A lot of you have just created a botanical-style aquarium for the first time. You've had to break the mindset that said "An aquarium needs to have crystal clear blue-white water and no debris, biofilms, algae or other types of materials in its substrate, etc., etc."

You know, the one that says that your aquarium needs to follow the same path that all of the 17,567,287 aquariums that came before yours did. 
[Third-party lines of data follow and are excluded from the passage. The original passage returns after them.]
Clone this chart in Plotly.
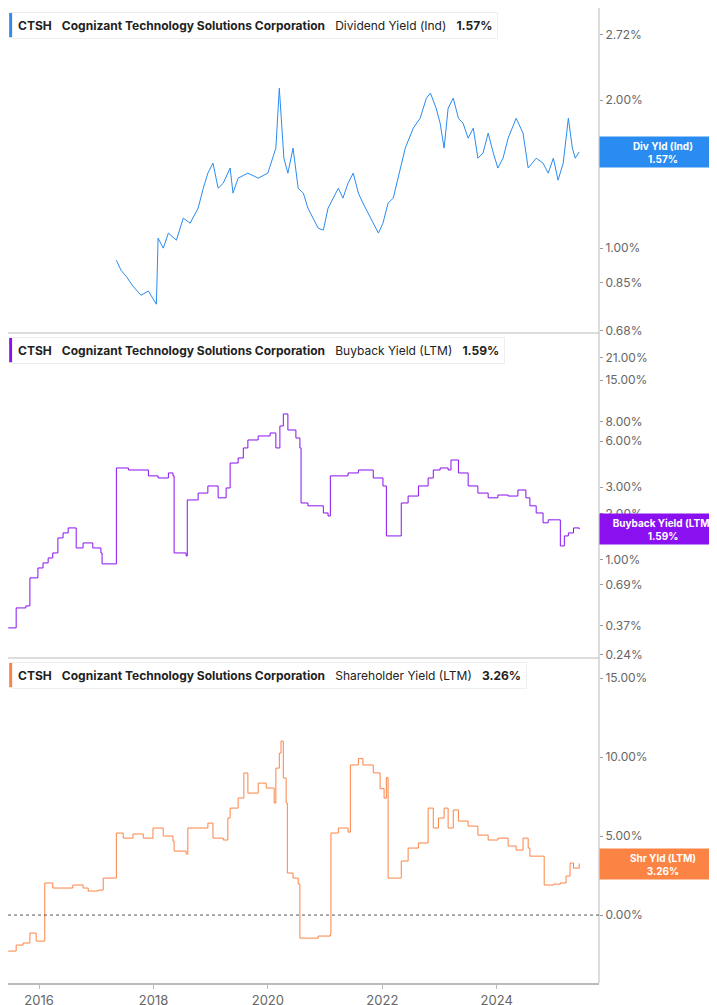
import numpy as np
import pandas as pd
import plotly.graph_objects as go

# decimal-year dates and values
div_years = [2017.35, 2017.43, 2017.52, 2017.64, 2017.78, 2017.91, 2018.05, 2018.08, 2018.17, 2018.26,
             2018.40, 2018.52, 2018.64, 2018.78, 2018.87, 2018.95, 2019.04, 2019.13, 2019.22, 2019.34,
             2019.39, 2019.48, 2019.65, 2019.83, 2020.00, 2020.14, 2020.20, 2020.23, 2020.28, 2020.35,
             2020.44, 2020.53, 2020.62, 2020.70, 2020.79, 2020.88, 2020.97, 2021.05, 2021.14, 2021.23,
             2021.31, 2021.40, 2021.49, 2021.58, 2021.66, 2021.79, 2021.93, 2022.01, 2022.10, 2022.19,
             2022.31, 2022.40, 2022.54, 2022.66, 2022.77, 2022.84, 2022.94, 2023.01, 2023.08, 2023.15,
             2023.24, 2023.33, 2023.41, 2023.50, 2023.59, 2023.67, 2023.76, 2023.85, 2023.94, 2024.02,
             2024.11, 2024.20, 2024.34, 2024.46, 2024.55, 2024.69, 2024.81, 2024.90, 2024.99, 2025.07,
             2025.16, 2025.25, 2025.32, 2025.37, 2025.44]
div_yield = [0.945, 0.902, 0.877, 0.837, 0.802, 0.818, 0.769, 1.048, 1.0, 1.073,
             1.038, 1.151, 1.124, 1.206, 1.324, 1.421, 1.489, 1.324, 1.356, 1.455,
             1.294, 1.388, 1.421, 1.388, 1.421, 1.598, 2.115, 1.838, 1.524, 1.421,
             1.598, 1.324, 1.294, 1.206, 1.151, 1.098, 1.088, 1.206, 1.264, 1.324,
             1.264, 1.356, 1.421, 1.294, 1.235, 1.151, 1.073, 1.124, 1.235, 1.264,
             1.455, 1.598, 1.754, 1.838, 2.019, 2.067, 1.926, 1.796, 1.598, 1.926,
             2.019, 1.838, 1.796, 1.674, 1.754, 1.524, 1.561, 1.714, 1.561, 1.455,
             1.524, 1.674, 1.838, 1.714, 1.455, 1.524, 1.489, 1.421, 1.524, 1.375,
             1.489, 1.838, 1.598, 1.524, 1.57]

bb_years = [2015.46, 2015.60, 2015.77, 2015.84, 2015.98, 2016.07, 2016.16, 2016.24, 2016.33, 2016.42,
            2016.51, 2016.65, 2016.77, 2016.94, 2017.08, 2017.10, 2017.33, 2017.35, 2017.56, 2017.91,
            2018.08, 2018.26, 2018.34, 2018.36, 2018.57, 2018.59, 2018.78, 2018.95, 2019.13, 2019.27,
            2019.34, 2019.48, 2019.57, 2019.65, 2019.83, 2020.04, 2020.14, 2020.21, 2020.27, 2020.35,
            2020.49, 2020.56, 2020.58, 2020.70, 2020.97, 2021.05, 2021.09, 2021.23, 2021.40, 2021.58,
            2021.84, 2022.01, 2022.07, 2022.28, 2022.33, 2022.45, 2022.63, 2022.80, 2022.89, 2023.01,
            2023.15, 2023.20, 2023.33, 2023.50, 2023.67, 2023.85, 2024.02, 2024.20, 2024.37, 2024.51,
            2024.58, 2024.69, 2024.81, 2024.90, 2025.04, 2025.11, 2025.18, 2025.25, 2025.34, 2025.44]
bb_yield = [0.359, 0.485, 0.5, 0.763, 0.886, 0.956, 1.03, 1.111, 1.393, 1.502,
            1.62, 1.198, 1.292, 1.198, 1.111, 0.942, 0.942, 4.0, 3.88, 3.55,
            3.44, 3.71, 3.55, 1.111, 1.062, 2.47, 2.74, 3.05, 2.55, 2.96,
            4.31, 4.65, 5.41, 6.1, 6.48, 6.78, 5.41, 7.53, 9.03, 7.09,
            6.29, 5.41, 2.36, 2.26, 2.03, 1.94, 3.55, 3.55, 3.71, 3.88,
            3.44, 3.05, 1.436, 1.436, 2.36, 2.62, 3.05, 3.44, 3.88, 4.0,
            3.88, 4.51, 3.71, 3.05, 2.74, 2.55, 2.66, 2.62, 2.87, 2.55,
            2.26, 2.03, 1.75, 1.83, 1.83, 1.235, 1.436, 1.502, 1.62, 1.59]

sh_years = [2015.46, 2015.60, 2015.72, 2015.84, 2015.95, 2016.09, 2016.10, 2016.24, 2016.42, 2016.59,
            2016.77, 2016.86, 2017.03, 2017.12, 2017.33, 2017.35, 2017.47, 2017.64, 2017.82, 2017.99,
            2018.17, 2018.34, 2018.36, 2018.57, 2018.60, 2018.78, 2018.95, 2019.04, 2019.22, 2019.30,
            2019.34, 2019.48, 2019.58, 2019.65, 2019.83, 2019.97, 2020.11, 2020.14, 2020.20, 2020.23,
            2020.27, 2020.32, 2020.34, 2020.44, 2020.53, 2020.56, 2020.88, 2021.09, 2021.10, 2021.23,
            2021.40, 2021.44, 2021.58, 2021.66, 2021.84, 2021.96, 2022.03, 2022.07, 2022.10, 2022.28,
            2022.33, 2022.45, 2022.63, 2022.80, 2022.89, 2022.98, 2023.08, 2023.15, 2023.24, 2023.33,
            2023.50, 2023.67, 2023.85, 2024.02, 2024.20, 2024.34, 2024.46, 2024.55, 2024.58, 2024.72,
            2024.81, 2024.83, 2024.99, 2025.11, 2025.21, 2025.28, 2025.34, 2025.44]
sh_yield = [-2.28, -1.9, -1.77, -1.14, -1.65, -1.65, 2.03, 1.71, 1.71, 1.9,
            1.71, 1.52, 1.58, 2.34, 2.34, 5.19, 4.87, 5.13, 4.87, 5.51,
            5.0, 4.68, 4.05, 3.86, 5.51, 5.51, 5.82, 4.87, 4.75, 6.14,
            6.77, 7.41, 8.99, 7.72, 8.35, 8.04, 7.09, 9.3, 10.25, 11.01,
            8.67, 7.09, 2.66, 2.34, 1.96, -1.46, -1.33, -1.2, 5.19, 5.51,
            5.25, 9.5, 9.9, 9.5, 9.0, 8.0, 7.4, 8.7, 2.34, 2.34,
            3.42, 4.24, 4.56, 6.77, 5.51, 6.14, 6.77, 5.51, 6.65, 5.95,
            5.63, 5.06, 4.75, 4.87, 4.37, 4.11, 4.87, 4.24, 3.73, 3.73,
            3.73, 1.9, 1.96, 2.03, 2.47, 3.29, 2.97, 3.26]

div_ticks = [0.68, 0.85, 1.0, 2.0, 2.72]
bb_ticks = [0.24, 0.37, 0.69, 1.0, 2.0, 3.0, 6.0, 8.0, 15.0, 21.0]
sh_ticks = [0, 5, 10, 15]
x_ticks = [2016, 2018, 2020, 2022, 2024]

BLUE = "#2a8cf0"
PURPLE = "#8a10f0"
ORANGE = "#fb8445"
FONT = "Inter, Roboto, sans-serif"


def to_dates(years):
    out = []
    for y in years:
        base = pd.Timestamp(int(y), 1, 1)
        out.append(base + pd.Timedelta(days=(y - int(y)) * 365.25))
    return out


fig = go.Figure()
fig.add_trace(go.Scatter(x=to_dates(div_years), y=div_yield, mode="lines",
                         line=dict(color=BLUE, width=1), yaxis="y"))
fig.add_trace(go.Scatter(x=to_dates(bb_years), y=bb_yield, mode="lines",
                         line=dict(color=PURPLE, width=1, shape="hv"), yaxis="y2"))
fig.add_trace(go.Scatter(x=to_dates(sh_years), y=sh_yield, mode="lines",
                         line=dict(color=ORANGE, width=1, shape="hv"), yaxis="y3"))

tick_font = dict(family=FONT, size=12, color="#666")
common_y = dict(side="right", showgrid=False, zeroline=False, showline=False,
                ticks="outside", ticklen=3, tickcolor="#999", tickfont=tick_font,
                fixedrange=True)

fig.update_layout(
    width=717, height=1005,
    margin=dict(l=0, r=126, t=0, b=30, autoexpand=False),
    paper_bgcolor="white", plot_bgcolor="white",
    showlegend=False,
    xaxis=dict(range=[pd.Timestamp("2015-06-17"), pd.Timestamp("2025-10-15")],
               tickvals=[pd.Timestamp(y, 1, 1) for y in x_ticks],
               ticktext=[str(y) for y in x_ticks],
               showgrid=False, zeroline=False, showline=True, linecolor="#bbb", linewidth=2,
               ticks="outside", ticklen=4, tickcolor="#bbb",
               tickfont=dict(family=FONT, size=13, color="#666"),
               anchor="y3", mirror=False),
    yaxis=dict(type="log", domain=[2 / 3, 1],
               range=[np.log10(0.672), np.log10(3.08)],
               tickvals=div_ticks, ticktext=[f"{v:.2f}%" for v in div_ticks], **common_y),
    yaxis2=dict(type="log", domain=[1 / 3, 2 / 3],
                range=[np.log10(0.228), np.log10(30.6)],
                tickvals=bb_ticks, ticktext=[f"{v:.2f}%" for v in bb_ticks], **common_y),
    yaxis3=dict(domain=[0, 1 / 3], range=[-4.3, 16.27],
                tickvals=sh_ticks, ticktext=[f"{v:.2f}%" for v in sh_ticks], **common_y),
)

# panel separators and right border
for yy in [1 / 3, 2 / 3]:
    fig.add_shape(type="line", xref="paper", yref="paper", x0=0, x1=1, y0=yy, y1=yy,
                  line=dict(color="#bbb", width=1))
fig.add_shape(type="line", xref="paper", yref="paper", x0=1, x1=1, y0=0, y1=1,
              line=dict(color="#bbb", width=1))
fig.add_shape(type="line", xref="paper", yref="y3", x0=0, x1=1, y0=0, y1=0,
              line=dict(color="#555", width=1, dash="dot"))

panels = [
    ("Dividend Yield (Ind)", div_yield[-1], BLUE, "y", 1.0, "Div Yld (Ind)", np.log10(div_yield[-1])),
    ("Buyback Yield (LTM)", bb_yield[-1], PURPLE, "y2", 2 / 3, "Buyback Yield (LTM)", np.log10(bb_yield[-1])),
    ("Shareholder Yield (LTM)", sh_yield[-1], ORANGE, "y3", 1 / 3, "Shr Yld (LTM)", sh_yield[-1]),
]
for metric, last, color, yref, top, short, ypos in panels:
    fig.add_annotation(
        xref="paper", yref="paper", x=0.006, y=top - 0.004, xanchor="left", yanchor="top",
        text=f"<b>CTSH</b>   <b>Cognizant Technology Solutions Corporation</b>   {metric}   <b>{last:.2f}%</b>",
        showarrow=False, align="left", font=dict(family=FONT, size=12, color="#222"),
        bgcolor="white", bordercolor="#eee", borderwidth=1, borderpad=5)
    fig.add_shape(type="rect", xref="paper", yref="paper", x0=0.002, x1=0.007,
                  y0=top - 0.030, y1=top - 0.005, fillcolor=color, line=dict(width=0))
    fig.add_annotation(
        xref="paper", yref=yref, x=1.0, y=ypos, xanchor="left", yanchor="middle",
        text=f"<b>{short}<br>{last:.2f}%</b>", showarrow=False, align="center",
        width=122, height=26, font=dict(family=FONT, size=10, color="white"),
        bgcolor=color, borderpad=2)

fig.write_html("out.html")
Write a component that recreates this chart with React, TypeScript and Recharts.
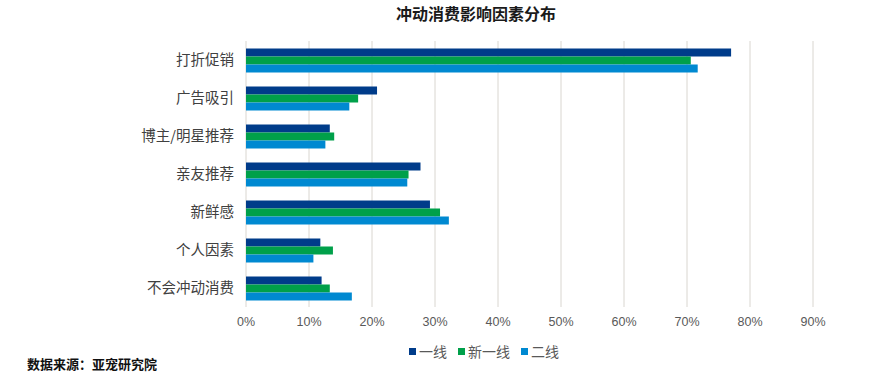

Sometimes, our experiences start out rough, and the doubts begin to knock at the door. "See, I told you that it wouldn't work!" 

You've heard that.

I've heard that.

I remember the first few botanical-style blackwater tanks I built would hit that phase early on when biofilms began to appear, and I'd hear my friends telling me, "Yeah, your tank is going to turn into a mess. Told you that you can't put that stuff in there."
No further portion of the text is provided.